Four feet is too low. And yeah, his lack of barking is quite normal. Ollie doesn't even bark except at me. The rest of the time he's just howling, going roar-roar-roar when excited, and such.

I'm not too concerned about Ollie getting stolen, first of all he's microchipped. He might get MIA for a while, but someone that's unprepared for his incredible escape artistry will likely lose him within days, like most new Husky owners do. (Ollie has, in the past, opened my backyard door, walked into a room, opened another door, then went upstairs, unlocked a bolt door, then opened it, to make his merry way out. 

Not to mention he can completely annihilate any crate except an alumnium crate. If the kennel has no roof, chump work. Tie him out? Ha, give him 20 minutes to escape. So I'm not terribly worried.

That said, I have the luxury in that my backyard is not visible to anyone. I live on the bottom of the hill, you need to cross a bridge from the top of the hill into the second story of my house to get in. As such, few people will see him from the driveway.

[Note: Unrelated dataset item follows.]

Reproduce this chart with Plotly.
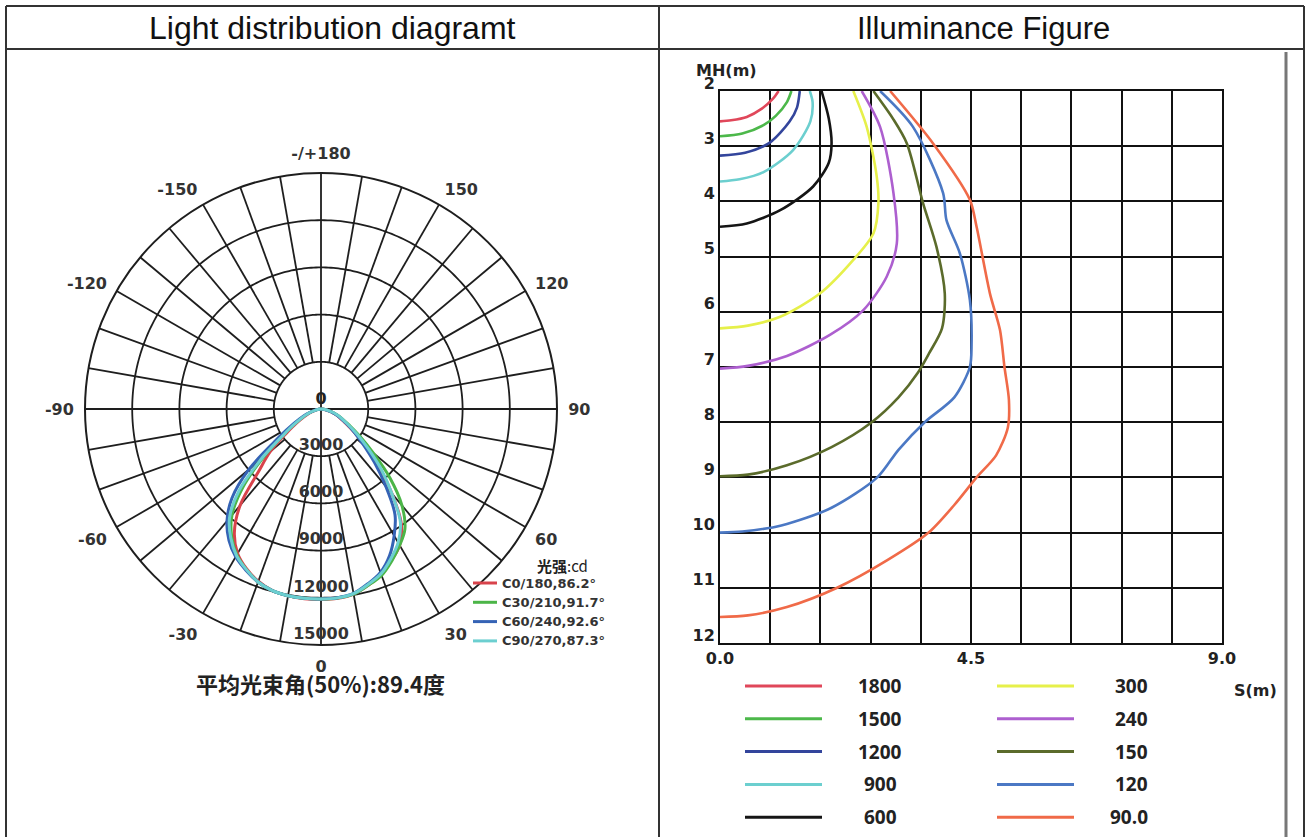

Not to mention my neighbor is family of gung-ho cowboys who own seven dogs themselves. They adore Ollie. So I think I'm good. That's MY area, though, the decision may be different were I somewhere else.


----------



## MyCharlie (Nov 4, 2007)

RBark said:


> (Ollie has, in the past, opened my backyard door, walked into a room, opened another door, then went upstairs, unlocked a bolt door, then opened it, to make his merry way out.


That's craaaazy!!! 


Beautiful pup Jay! And I love the Schnauzer too, but having one myself I'm a little partial


----------



## Dogluvr (Feb 14, 2008)

What a beautiful dog! Love Huskies.


----------



## JayBarnes (Jan 8, 2008)

MyCharlie said:


> That's craaaazy!!!
> 
> 
> Beautiful pup Jay! And I love the Schnauzer too, but having one myself I'm a little partial


Haha, Thanks. You'll never guess what the Mini S's name is. CHARLIE...


----------



## Patches' Pet (Feb 25, 2008)

They are good looking dogs! Kaiser's markings make him look like he would eat you alive, but I'll bet he is a sweetie!


----------



## JayBarnes (Jan 8, 2008)

Patches' Pet said:


> They are good looking dogs! Kaiser's markings make him look like he would eat you alive, but I'll bet he is a sweetie!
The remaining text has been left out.